Encouragement also came through Heck’s participation in the Berthiaume Center’s Innovation Challenge, a competition where students pitch their business ideas to a panel of judges drawn from the business community. Heck presented AppOutreach his sophomore year, and while he did not win any seed money, he found the experience valuable. “What the judges are looking for at the Innovation Challenge is more of a groundbreaking thing, not necessarily something that’s a business right now,” he says. “That’s something I knew going in, but I still had a lot of fun.”

Meanwhile, Heck’s AppOutreach business was starting to gain traction, although he was feeling the limits of working solely with mobile app developers. He needed to broaden his customer base but didn’t quite know how. He turned to Cowden and asked if there was some way that he could work on the project over the summer. As it happens, the Berthiaume Center was launching its first Summer Accelerator, an eight-week program for new ventures that provides work space, mentorship, networking opportunities, and tailored educational programming, all focused on turning student ideas into viable businesses. The program would be a turning point for Heck and AppOutreach.

 

Summer Accelerator breakthrough

By now, Heck had brought on fellow Isenberg marketing student Davis McVay and found an online consulting firm to help him attract clients from beyond the mobile app world. With the resources of the Summer Accelerator program, he began developing what would eventually become his breakthrough marketing tool: an online sales funnel. He created a website (adoutreach.com/webinar) that offers a free webinar on YouTube marketing, then invites interested customers to set up a consultation call with him so he can further explain his company’s services.
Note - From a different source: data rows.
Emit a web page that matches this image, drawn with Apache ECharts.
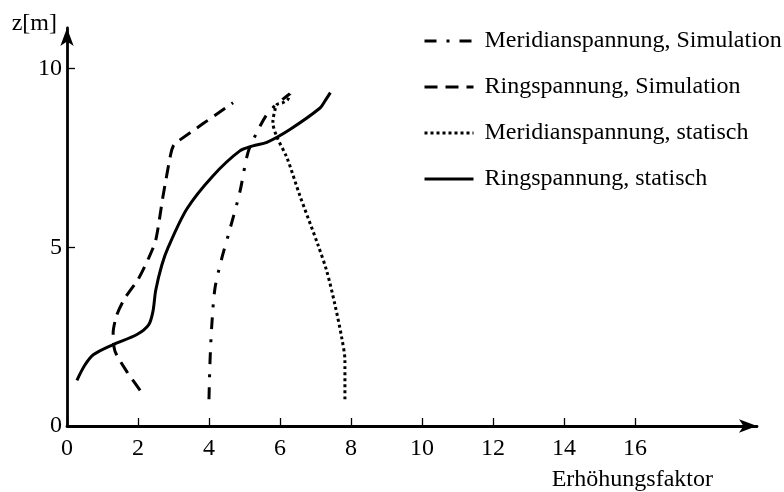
<!DOCTYPE html>
<html>
<head>
<meta charset="utf-8">
<script src="https://cdn.jsdelivr.net/npm/echarts@6/dist/echarts.min.js"></script>
<style>
  html, body { margin: 0; padding: 0; background: #fff; }
  #chart { width: 784px; height: 492px; }
</style>
</head>
<body>
<div id="chart"></div>
<script>
  // [Erhöhungsfaktor, z in m]
  const meridianSimulation = [
    [4.0, 0.75], [4.03, 1.83], [4.08, 2.83], [4.17, 3.86], [4.36, 4.69], [4.56, 5.4],
    [4.87, 6.55], [5.1, 7.66], [5.35, 8.22], [5.63, 8.72], [5.9, 9.0], [6.28, 9.3]
  ]
  const ringSimulation = [
    [2.06, 1.0], [1.7, 1.5], [1.35, 2.1], [1.3, 2.6], [1.4, 3.1], [1.63, 3.58],
    [2.0, 4.1], [2.3, 4.7], [2.5, 5.2], [2.7, 6.4], [2.92, 7.6], [3.0, 7.85],
    [3.1, 7.95], [4.68, 9.05]
  ]
  const meridianStatisch = [
    [7.83, 0.75], [7.83, 1.83], [7.74, 2.47], [7.55, 3.39], [7.32, 4.33], [7.06, 5.1],
    [6.56, 6.45], [6.2, 7.5], [5.91, 8.1], [5.8, 8.5], [5.86, 8.85], [5.92, 9.0],
    [6.08, 9.05], [6.22, 9.14], [6.28, 9.3]
  ]
  const ringStatisch = [
    [0.28, 1.28], [0.5, 1.7], [0.75, 2.0], [1.3, 2.28], [1.97, 2.56], [2.3, 2.83],
    [2.42, 3.2], [2.5, 3.8], [2.67, 4.5], [2.85, 5.0], [3.38, 6.08], [4.11, 7.0],
    [4.87, 7.7], [5.24, 7.84], [5.63, 7.94], [6.28, 8.3], [7.13, 8.9], [7.27, 9.1],
    [7.42, 9.33]
  ]
  const seriesNames = [
    'Meridianspannung, Simulation',
    'Ringspannung, Simulation',
    'Meridianspannung, statisch',
    'Ringspannung, statisch'
  ]
  const xTicks = [0, 2, 4, 6, 8, 10, 12, 14, 16]
  const yTicks = [0, 5, 10]

  const font = 'Liberation Serif'
  const myChart = echarts.init(document.getElementById('chart'), null, { renderer: 'canvas' })

  function lineSeries(name, data, type, smooth) {
    return {
      name: name,
      type: 'line',
      data: data,
      showSymbol: false,
      symbol: 'none',
      smooth: smooth,
      lineStyle: { color: '#000', width: 3, type: type, cap: 'butt' },
      itemStyle: { color: '#000' }
    }
  }

  myChart.setOption({
    animation: false,
    backgroundColor: '#fff',
    textStyle: { fontFamily: font, color: '#000' },
    legend: {
      orient: 'vertical',
      left: 423,
      top: 29,
      padding: 0,
      itemWidth: 49,
      itemHeight: 20,
      itemGap: 22,
      data: seriesNames,
      itemStyle: { color: 'rgba(0,0,0,0)', borderWidth: 0, opacity: 0 },
      lineStyle: { width: 3 },
      textStyle: { fontFamily: font, fontSize: 24, color: '#000', padding: [0, 0, 0, 6] }
    },
    grid: { left: 67, right: 27, top: 28, bottom: 63 },
    xAxis: {
      type: 'value',
      min: 0,
      max: 19.44,
      interval: 2,
      splitLine: { show: false },
      axisLine: {
        onZero: false,
        lineStyle: { color: '#000', width: 2.8 },
        symbol: ['none', 'arrow'],
        symbolSize: [10, 18]
      },
      axisTick: { inside: true, length: 8, customValues: xTicks, lineStyle: { color: '#000', width: 1.3 } },
      axisLabel: { customValues: xTicks, margin: 11, fontSize: 24, fontFamily: font, color: '#000' },
      name: 'Erhöhungsfaktor',
      nameLocation: 'end',
      nameGap: -44,
      nameTextStyle: { fontFamily: font, fontSize: 24, color: '#000', align: 'right', verticalAlign: 'top', padding: [42, 0, 0, 0] }
    },
    yAxis: {
      type: 'value',
      min: 0,
      max: 11.14,
      interval: 5,
      splitLine: { show: false },
      axisLine: {
        onZero: false,
        lineStyle: { color: '#000', width: 2.8 },
        symbol: ['none', 'arrow'],
        symbolSize: [10, 18]
      },
      axisTick: { inside: true, length: 8, customValues: yTicks, lineStyle: { color: '#000', width: 1.3 } },
      axisLabel: { customValues: yTicks, margin: 5, fontSize: 24, fontFamily: font, color: '#000' },
      name: 'z[m]',
      nameLocation: 'end',
      nameGap: -8,
      nameTextStyle: { fontFamily: font, fontSize: 24, color: '#000', align: 'right', padding: [0, 10, 0, 0] }
    },
    series: [
      lineSeries(seriesNames[0], meridianSimulation, [12, 10, 3, 10], 0.3),
      lineSeries(seriesNames[1], ringSimulation, [13, 8], 0.25),
      lineSeries(seriesNames[2], meridianStatisch, [3, 3], 0.3),
      lineSeries(seriesNames[3], ringStatisch, 'solid', 0.3)
    ]
  })
</script>
</body>
</html>
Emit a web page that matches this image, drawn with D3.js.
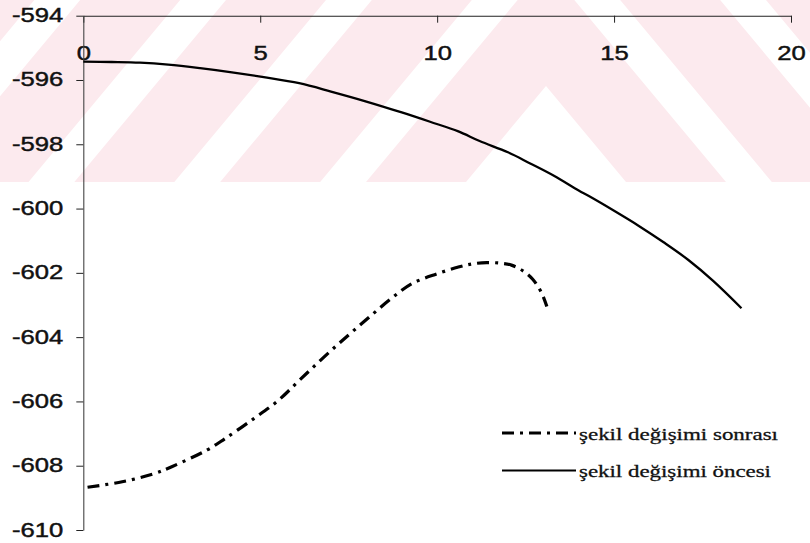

Rather than pursuing new customers through emails or networking, as he once did, Heck now has potential clients coming to him – dozens view the webinar every day. AdOutreach then offers two levels of service: either video workshops to train businesses in doing their own video marketing or a more comprehensive service where Heck’s company does the work for them. The venture was one of seven finalists the 2018 Innovation Challenge, and while it did not win funding in that competition, Heck is optimistic about the company’s prospects. As he told the judges, YouTube has become an increasingly influential platform. “Sixty-eight percent of people make purchase decisions based off YouTube, but only nine percent of businesses use YouTube ads,” he notes. “If you want to get in front of people with a good advertisement, YouTube is huge, and that’s what we help people set up.”

Heck is finishing his last semester of classes and schoolwork while already firmly in the working world. AdOutreach, he says, “is fulltime. I work at least 50 or 60 hours a week during the school year, all day Saturday and usually past midnight on most days. But I love it.” And as busy as he is, he says, he’ll be continuing to support the community of entrepreneurs at UMass, helping further the creative environment that helped get him where he is today.